The Two Man Gentlemen Band: Heavy Petting

The Two Man Gentlemen Band
Heavy Petting
Serious Business
2008-02-12

One of the more surreal moments I’ve experienced in the last year or so was seeing two adult men dressed in full 1920s period garb, smiling broadly and playing Big Buck Hunter in a dim-lit Brooklyn bar. I was later relieved to discover that, thankfully, I had not somehow walked into a bad music video, and that it was in fact The Two Man Gentlemen Band, a quick-witted bluegrass/swing act from Long Island with a penchant for taking episodes from US history and turning them into raunchy folk ditties.
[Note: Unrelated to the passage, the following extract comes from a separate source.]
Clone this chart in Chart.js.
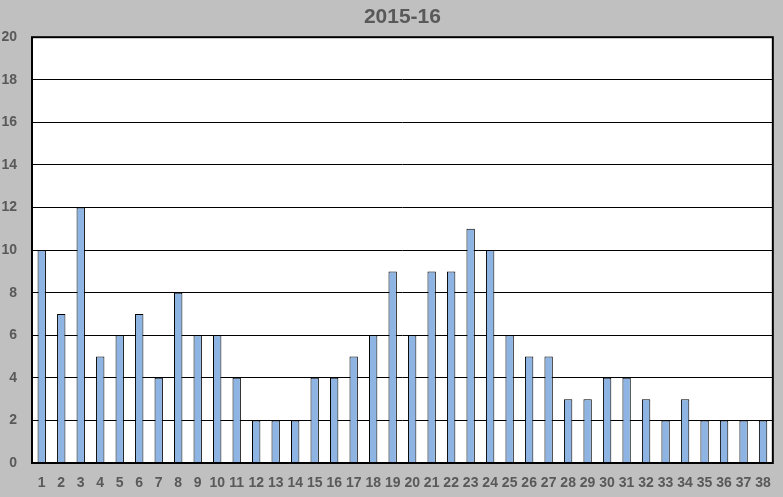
<!DOCTYPE html>
<html>
<head>
<meta charset="utf-8">
<script src="https://cdn.jsdelivr.net/npm/chart.js@4"></script>
<style>
  html, body { margin: 0; padding: 0; background: #c0c0c0; }
  #wrap { width: 783px; height: 497px; }
</style>
</head>
<body>
<div id="wrap"><canvas id="seasonChart"></canvas></div>
<script>
const labels = ['1','2','3','4','5','6','7','8','9','10','11','12','13','14','15','16','17','18','19',
    '20','21','22','23','24','25','26','27','28','29','30','31','32','33','34','35','36','37','38'];
const values = [10, 7, 12, 5, 6, 7, 4, 8, 6, 6, 4, 2, 2, 2, 4, 4, 5, 6, 9,
    6, 9, 9, 11, 10, 6, 5, 5, 3, 3, 4, 4, 3, 2, 3, 2, 2, 2, 2];
const yTicks = [0, 2, 4, 6, 8, 10, 12, 14, 16, 18, 20];
const chartTitle = '2015-16';

const textColor = '#595959';
const tickFont = { family: 'Liberation Sans', size: 14, weight: 'bold' };

// gray page, white plot area and black frame
const framePlugin = {
    id: 'frame',
    beforeDraw(chart) {
        const c = chart.ctx;
        const a = chart.chartArea;
        c.save();
        c.fillStyle = '#c0c0c0';
        c.fillRect(0, 0, chart.width, chart.height);
        c.fillStyle = '#ffffff';
        c.fillRect(a.left, a.top, a.right - a.left, a.bottom - a.top);
        c.restore();
    },
    afterDatasetsDraw(chart) {
        const c = chart.ctx;
        const a = chart.chartArea;
        c.save();
        c.strokeStyle = '#000000';
        c.lineWidth = 2;
        c.strokeRect(a.left, a.top, a.right - a.left, a.bottom - a.top);
        c.restore();
    }
};

var ctx = document.getElementById('seasonChart').getContext('2d');

new Chart(ctx, {
    type: 'bar',
    data: {
        labels: labels,
        datasets: [{
            data: values,
            backgroundColor: '#8db4e2',
            borderColor: '#000000',
            borderWidth: 1,
            categoryPercentage: 1,
            barPercentage: 0.43
        }]
    },
    options: {
        responsive: true,
        maintainAspectRatio: false,
        animation: false,
        layout: { padding: { left: 0, right: 10, top: 0, bottom: 0 } },
        plugins: {
            legend: { display: false },
            tooltip: { enabled: false },
            title: {
                display: true,
                fullSize: false,
                text: chartTitle,
                color: textColor,
                font: { family: 'Liberation Sans', size: 21, weight: 'bold' },
                padding: { top: 5, bottom: 7 }
            }
        },
        scales: {
            x: {
                grid: { display: false, drawTicks: false },
                border: { display: false },
                ticks: { color: textColor, font: tickFont, padding: 12, maxRotation: 0, autoSkip: false },
                afterFit(scale) { scale.height = 34; }
            },
            y: {
                min: 0,
                max: 20,
                afterBuildTicks(scale) { scale.ticks = yTicks.map(v => ({ value: v })); },
                grid: { color: '#000000', lineWidth: 1, drawTicks: false },
                border: { display: false },
                ticks: { color: textColor, font: tickFont, padding: 15 },
                afterFit(scale) { scale.width = 32; }
            }
        }
    },
    plugins: [framePlugin]
});
</script>
</body>
</html>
Comprising the wry S. Andy Bean (banjo, kazoo, percussion, and vocals) and the sturdy Fuller Condon, AKA “The Councilman” (upright bass, kazoo, vocals), the Gentlemen have been taking their olde time show on the road since before the release of their eponymous 2005 debut. In 2006, they released their sophomore effort, the aptly titled Great Calamities, which included songs like “The Hindenburg Disaster” and “The War of Northern Aggression”. This month sees the unveiling of their third full-length to date, Heavy Petting.

Petting finds the Gents playing mostly up-tempo, jazz-inflected numbers that once again use subjects of US history (as well as popular recreation, food, and musical instruments) as extended metaphors for love, sex, and death.

Hearkening back to vaudeville and the comic song tradition, tunes like “William Howard Taft” and “They Can’t Prohibit Love” could easily have been written in the ‘20s or ‘30s, and, for the most part, it’s this masterful pastiche that makes The Two Man Gentlemen Band the riot that they are both onstage and on record.

“Dippin’ Sauce” and “When Your Lips Are Playing My Kazoo” are drenched in (rather obvious) sexual innuendo, while “The Big Strong Man” is a rendition of a traditional Irish song that tells of a Paul Bunyan/John Henry-type figure (“He drank all the water in the sea / and he walked all the way to Italy”). “On the Badminton Court” boasts the hilarious refrain, “You spoke vulgar language / Here’s my retort / Gonna smack your shuttlecock around that badminton court.” It’s a rousing bunch of tunes, the kind you can twirl a cane or tip a porkpie hat to.

On “The Square Root of Two”, Bean sings, “My love is like the square root of two / That’s a nerdy way to flirt but, oh, it’s true,” and this music is nerdy. Okay, maybe it’s not Weird Al, but a song like “William Howard Taft”, for instance, is definitely in the running for the kind of thing that a really awkward kid with a peach-fuzz moustache brings in to play for your high school history teacher on the day you study The Roarin’ ‘20s. The same might be said of the supremely cheesy “Unicycle Blues” (“You took my heart and my bicycle and you tore them both in two”), but no one who’s worth a second thought ever said being nerdy was a bad thing.

Changing tack, album closer “Newtown Creek”, is a finely crafted ballad that serves as moving proof that The Gentlemen can be serious when the mood strikes. Laying aside his usual breakneck whimsy and outside-the-carnival sense of humor, if only for a moment, Bean drawls soberly over a stately piano, “So I hurl myself into the deep / And I hold my breath until I fall asleep / The only girl I ever wanted to keep / Is lying at the bottom of Newtown Creek.”

Overall, Heavy Petting’s success lies in its being a refreshingly crude batch of Americana that buzzes with enough overtly intellectual humor and raucous energy to make even the coldest of hipsters crack a smile. It’s a record that’s completely unpretentious and, consequently, enormous fun.